## Written task
Tally the lines in the listing below that contain "React" and report the tally alone.

## Raw data
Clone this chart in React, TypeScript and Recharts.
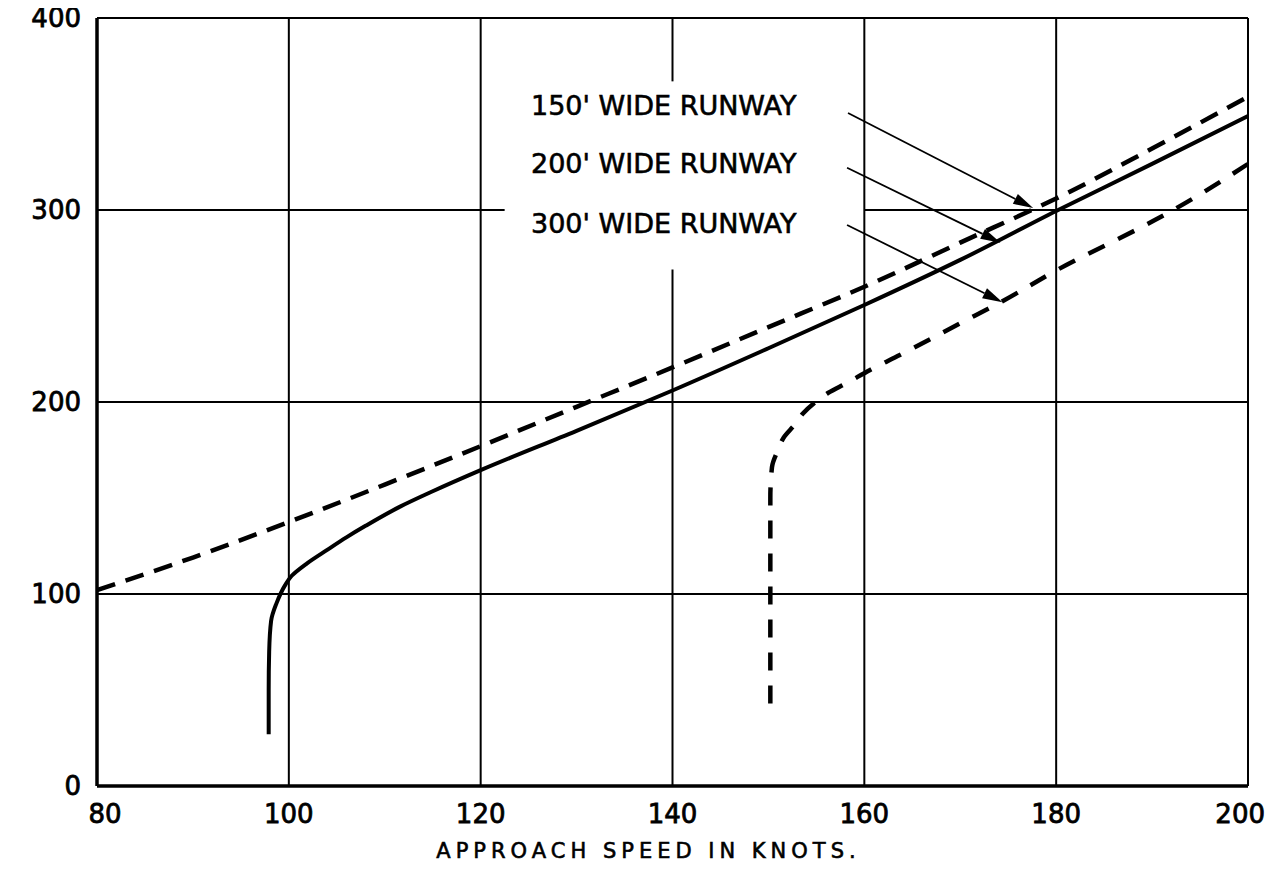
* * *
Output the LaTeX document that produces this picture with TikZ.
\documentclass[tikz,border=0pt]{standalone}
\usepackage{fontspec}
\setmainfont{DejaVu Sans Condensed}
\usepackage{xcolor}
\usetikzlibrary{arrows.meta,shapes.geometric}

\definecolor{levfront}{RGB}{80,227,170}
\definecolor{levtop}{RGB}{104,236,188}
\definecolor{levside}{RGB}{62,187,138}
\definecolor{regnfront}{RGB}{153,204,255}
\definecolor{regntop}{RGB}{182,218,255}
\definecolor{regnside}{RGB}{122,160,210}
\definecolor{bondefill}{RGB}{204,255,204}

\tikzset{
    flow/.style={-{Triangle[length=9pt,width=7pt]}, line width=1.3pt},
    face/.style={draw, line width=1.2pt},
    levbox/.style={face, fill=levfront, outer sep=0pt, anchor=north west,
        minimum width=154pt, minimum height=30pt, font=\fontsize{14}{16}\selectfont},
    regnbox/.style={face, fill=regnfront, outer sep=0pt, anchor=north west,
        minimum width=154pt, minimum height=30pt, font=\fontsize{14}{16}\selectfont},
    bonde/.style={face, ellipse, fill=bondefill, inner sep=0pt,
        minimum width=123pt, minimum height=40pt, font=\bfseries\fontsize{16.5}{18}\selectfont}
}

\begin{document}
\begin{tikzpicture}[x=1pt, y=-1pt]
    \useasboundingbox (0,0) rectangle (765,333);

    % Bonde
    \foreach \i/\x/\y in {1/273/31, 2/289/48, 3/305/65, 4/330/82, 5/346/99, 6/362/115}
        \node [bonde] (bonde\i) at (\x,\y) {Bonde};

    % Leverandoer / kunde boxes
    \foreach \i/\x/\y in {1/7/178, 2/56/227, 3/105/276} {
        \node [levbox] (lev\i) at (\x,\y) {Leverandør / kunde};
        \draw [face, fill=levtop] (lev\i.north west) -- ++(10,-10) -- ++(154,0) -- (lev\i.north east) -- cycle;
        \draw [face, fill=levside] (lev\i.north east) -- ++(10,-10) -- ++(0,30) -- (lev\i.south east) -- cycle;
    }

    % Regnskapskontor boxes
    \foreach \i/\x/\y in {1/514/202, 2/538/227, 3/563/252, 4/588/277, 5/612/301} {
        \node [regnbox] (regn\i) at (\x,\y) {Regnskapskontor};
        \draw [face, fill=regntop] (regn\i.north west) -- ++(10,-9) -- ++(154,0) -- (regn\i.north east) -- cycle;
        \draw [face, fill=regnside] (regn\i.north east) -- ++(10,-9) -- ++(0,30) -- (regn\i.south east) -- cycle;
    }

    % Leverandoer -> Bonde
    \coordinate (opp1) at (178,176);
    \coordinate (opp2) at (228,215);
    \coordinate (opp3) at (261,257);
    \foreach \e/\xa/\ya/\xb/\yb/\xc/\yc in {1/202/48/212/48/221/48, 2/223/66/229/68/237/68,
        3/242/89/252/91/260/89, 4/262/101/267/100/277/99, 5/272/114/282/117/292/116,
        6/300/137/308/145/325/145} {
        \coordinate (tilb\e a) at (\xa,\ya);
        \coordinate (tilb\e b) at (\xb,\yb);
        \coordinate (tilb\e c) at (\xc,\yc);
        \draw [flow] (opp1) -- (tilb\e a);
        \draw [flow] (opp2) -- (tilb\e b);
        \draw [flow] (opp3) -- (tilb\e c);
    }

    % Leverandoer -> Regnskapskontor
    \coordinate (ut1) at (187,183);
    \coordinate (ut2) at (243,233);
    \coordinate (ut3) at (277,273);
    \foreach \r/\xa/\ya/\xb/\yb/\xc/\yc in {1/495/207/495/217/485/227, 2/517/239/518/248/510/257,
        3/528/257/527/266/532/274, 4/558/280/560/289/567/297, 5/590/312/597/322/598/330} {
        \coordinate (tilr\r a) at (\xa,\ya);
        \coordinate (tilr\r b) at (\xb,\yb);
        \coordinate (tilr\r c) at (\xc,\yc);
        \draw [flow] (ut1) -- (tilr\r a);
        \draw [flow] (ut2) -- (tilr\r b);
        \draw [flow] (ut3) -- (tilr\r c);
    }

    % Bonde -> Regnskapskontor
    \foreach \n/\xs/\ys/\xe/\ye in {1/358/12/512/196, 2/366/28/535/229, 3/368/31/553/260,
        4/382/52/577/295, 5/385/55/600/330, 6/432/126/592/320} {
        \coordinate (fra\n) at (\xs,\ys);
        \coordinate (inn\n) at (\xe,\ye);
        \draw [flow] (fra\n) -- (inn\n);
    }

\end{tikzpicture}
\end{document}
--
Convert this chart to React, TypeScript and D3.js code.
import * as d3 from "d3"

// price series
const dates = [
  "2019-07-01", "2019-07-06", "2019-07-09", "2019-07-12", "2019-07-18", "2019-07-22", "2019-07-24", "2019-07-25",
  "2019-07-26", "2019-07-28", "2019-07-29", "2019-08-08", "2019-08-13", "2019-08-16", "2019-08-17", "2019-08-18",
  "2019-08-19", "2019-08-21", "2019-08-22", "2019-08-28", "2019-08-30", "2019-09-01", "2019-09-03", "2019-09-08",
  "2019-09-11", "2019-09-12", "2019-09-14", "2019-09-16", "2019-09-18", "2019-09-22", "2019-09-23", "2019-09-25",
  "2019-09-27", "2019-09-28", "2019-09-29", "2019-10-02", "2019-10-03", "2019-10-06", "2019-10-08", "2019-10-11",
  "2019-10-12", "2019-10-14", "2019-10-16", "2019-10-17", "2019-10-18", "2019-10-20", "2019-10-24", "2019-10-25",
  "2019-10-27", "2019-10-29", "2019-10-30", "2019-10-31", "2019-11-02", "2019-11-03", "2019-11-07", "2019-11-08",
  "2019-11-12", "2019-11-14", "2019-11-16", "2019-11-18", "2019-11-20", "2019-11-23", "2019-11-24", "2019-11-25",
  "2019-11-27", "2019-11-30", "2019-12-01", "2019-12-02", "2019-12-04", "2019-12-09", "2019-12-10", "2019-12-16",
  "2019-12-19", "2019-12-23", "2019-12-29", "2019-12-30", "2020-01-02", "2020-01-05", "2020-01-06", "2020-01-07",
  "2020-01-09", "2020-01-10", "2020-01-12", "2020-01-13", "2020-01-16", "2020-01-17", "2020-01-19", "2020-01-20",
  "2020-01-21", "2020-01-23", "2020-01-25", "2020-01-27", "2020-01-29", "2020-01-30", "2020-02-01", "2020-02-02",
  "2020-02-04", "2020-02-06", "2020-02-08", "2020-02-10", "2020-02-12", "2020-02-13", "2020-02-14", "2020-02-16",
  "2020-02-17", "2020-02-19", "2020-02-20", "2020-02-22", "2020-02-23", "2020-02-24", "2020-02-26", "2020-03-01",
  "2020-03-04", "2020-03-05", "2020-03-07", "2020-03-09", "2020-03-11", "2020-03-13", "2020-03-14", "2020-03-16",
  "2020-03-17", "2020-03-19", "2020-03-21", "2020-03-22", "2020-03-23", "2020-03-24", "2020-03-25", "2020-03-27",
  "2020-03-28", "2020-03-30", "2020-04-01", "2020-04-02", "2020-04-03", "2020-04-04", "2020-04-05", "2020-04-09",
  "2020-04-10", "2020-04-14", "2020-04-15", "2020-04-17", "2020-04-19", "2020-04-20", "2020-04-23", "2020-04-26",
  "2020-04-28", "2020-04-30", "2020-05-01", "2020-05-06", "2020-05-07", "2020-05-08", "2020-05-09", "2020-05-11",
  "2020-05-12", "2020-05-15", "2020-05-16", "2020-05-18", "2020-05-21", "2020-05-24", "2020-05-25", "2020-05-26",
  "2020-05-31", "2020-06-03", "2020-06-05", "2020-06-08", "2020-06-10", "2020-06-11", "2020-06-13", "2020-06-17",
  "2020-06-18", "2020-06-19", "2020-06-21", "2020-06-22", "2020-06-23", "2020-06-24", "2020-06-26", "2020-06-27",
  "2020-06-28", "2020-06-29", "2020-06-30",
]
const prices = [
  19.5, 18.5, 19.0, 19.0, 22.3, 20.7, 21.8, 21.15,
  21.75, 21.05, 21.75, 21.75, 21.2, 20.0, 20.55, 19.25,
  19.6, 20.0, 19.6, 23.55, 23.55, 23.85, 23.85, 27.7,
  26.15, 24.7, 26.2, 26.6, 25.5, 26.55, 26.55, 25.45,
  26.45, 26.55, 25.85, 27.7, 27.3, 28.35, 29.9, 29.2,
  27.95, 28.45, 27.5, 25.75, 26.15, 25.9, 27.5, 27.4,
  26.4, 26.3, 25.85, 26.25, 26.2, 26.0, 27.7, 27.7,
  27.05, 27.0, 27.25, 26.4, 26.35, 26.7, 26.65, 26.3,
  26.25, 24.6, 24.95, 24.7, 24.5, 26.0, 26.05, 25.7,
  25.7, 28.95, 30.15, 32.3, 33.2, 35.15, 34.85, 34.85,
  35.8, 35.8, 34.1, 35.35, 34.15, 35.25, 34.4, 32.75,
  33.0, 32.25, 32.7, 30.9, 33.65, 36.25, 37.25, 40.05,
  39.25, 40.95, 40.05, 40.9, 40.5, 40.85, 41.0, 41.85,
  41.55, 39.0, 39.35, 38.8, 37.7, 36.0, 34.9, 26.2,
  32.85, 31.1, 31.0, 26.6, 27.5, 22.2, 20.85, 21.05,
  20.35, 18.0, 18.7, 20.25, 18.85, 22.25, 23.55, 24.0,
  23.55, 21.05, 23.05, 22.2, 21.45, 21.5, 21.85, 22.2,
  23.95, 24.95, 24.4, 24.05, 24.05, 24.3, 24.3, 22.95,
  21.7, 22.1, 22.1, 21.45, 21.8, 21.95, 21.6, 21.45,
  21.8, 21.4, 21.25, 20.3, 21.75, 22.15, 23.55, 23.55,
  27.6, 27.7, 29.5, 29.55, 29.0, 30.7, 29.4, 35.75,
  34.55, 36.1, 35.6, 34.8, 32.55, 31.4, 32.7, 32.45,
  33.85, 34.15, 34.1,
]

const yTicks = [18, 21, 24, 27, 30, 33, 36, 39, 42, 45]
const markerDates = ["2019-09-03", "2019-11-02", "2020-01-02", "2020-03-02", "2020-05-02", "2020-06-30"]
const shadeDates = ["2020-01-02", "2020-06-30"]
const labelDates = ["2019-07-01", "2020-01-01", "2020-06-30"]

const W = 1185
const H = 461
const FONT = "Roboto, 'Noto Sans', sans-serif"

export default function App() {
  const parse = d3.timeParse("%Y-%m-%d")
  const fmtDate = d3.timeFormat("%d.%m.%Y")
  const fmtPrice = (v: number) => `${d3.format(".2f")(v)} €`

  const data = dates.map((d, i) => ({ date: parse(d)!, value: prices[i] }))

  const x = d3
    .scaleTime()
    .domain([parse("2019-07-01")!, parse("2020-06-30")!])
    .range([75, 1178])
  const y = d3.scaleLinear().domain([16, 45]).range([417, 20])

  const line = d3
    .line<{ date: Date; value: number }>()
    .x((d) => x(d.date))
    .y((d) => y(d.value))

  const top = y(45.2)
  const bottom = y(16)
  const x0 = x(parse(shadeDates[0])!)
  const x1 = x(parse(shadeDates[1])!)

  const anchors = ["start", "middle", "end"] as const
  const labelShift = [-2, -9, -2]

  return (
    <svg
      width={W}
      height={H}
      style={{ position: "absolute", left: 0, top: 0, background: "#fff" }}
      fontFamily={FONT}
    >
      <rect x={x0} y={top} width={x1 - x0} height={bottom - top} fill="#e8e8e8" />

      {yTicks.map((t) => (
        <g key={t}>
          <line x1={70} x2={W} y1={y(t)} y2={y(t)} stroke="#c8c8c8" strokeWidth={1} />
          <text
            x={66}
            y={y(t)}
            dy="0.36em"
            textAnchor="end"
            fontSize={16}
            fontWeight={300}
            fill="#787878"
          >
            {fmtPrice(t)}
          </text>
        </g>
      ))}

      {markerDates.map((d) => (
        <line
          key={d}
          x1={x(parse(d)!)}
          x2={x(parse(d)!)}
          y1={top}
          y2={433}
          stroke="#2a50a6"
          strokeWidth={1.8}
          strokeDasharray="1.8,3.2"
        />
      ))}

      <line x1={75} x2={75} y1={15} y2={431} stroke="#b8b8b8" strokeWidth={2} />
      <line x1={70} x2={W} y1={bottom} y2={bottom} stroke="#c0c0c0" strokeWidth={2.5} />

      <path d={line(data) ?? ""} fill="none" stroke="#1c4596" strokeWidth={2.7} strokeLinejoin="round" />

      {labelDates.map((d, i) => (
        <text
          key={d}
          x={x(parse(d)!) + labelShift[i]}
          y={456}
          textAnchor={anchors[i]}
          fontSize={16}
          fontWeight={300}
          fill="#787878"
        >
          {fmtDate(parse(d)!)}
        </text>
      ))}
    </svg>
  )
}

## Written reply
2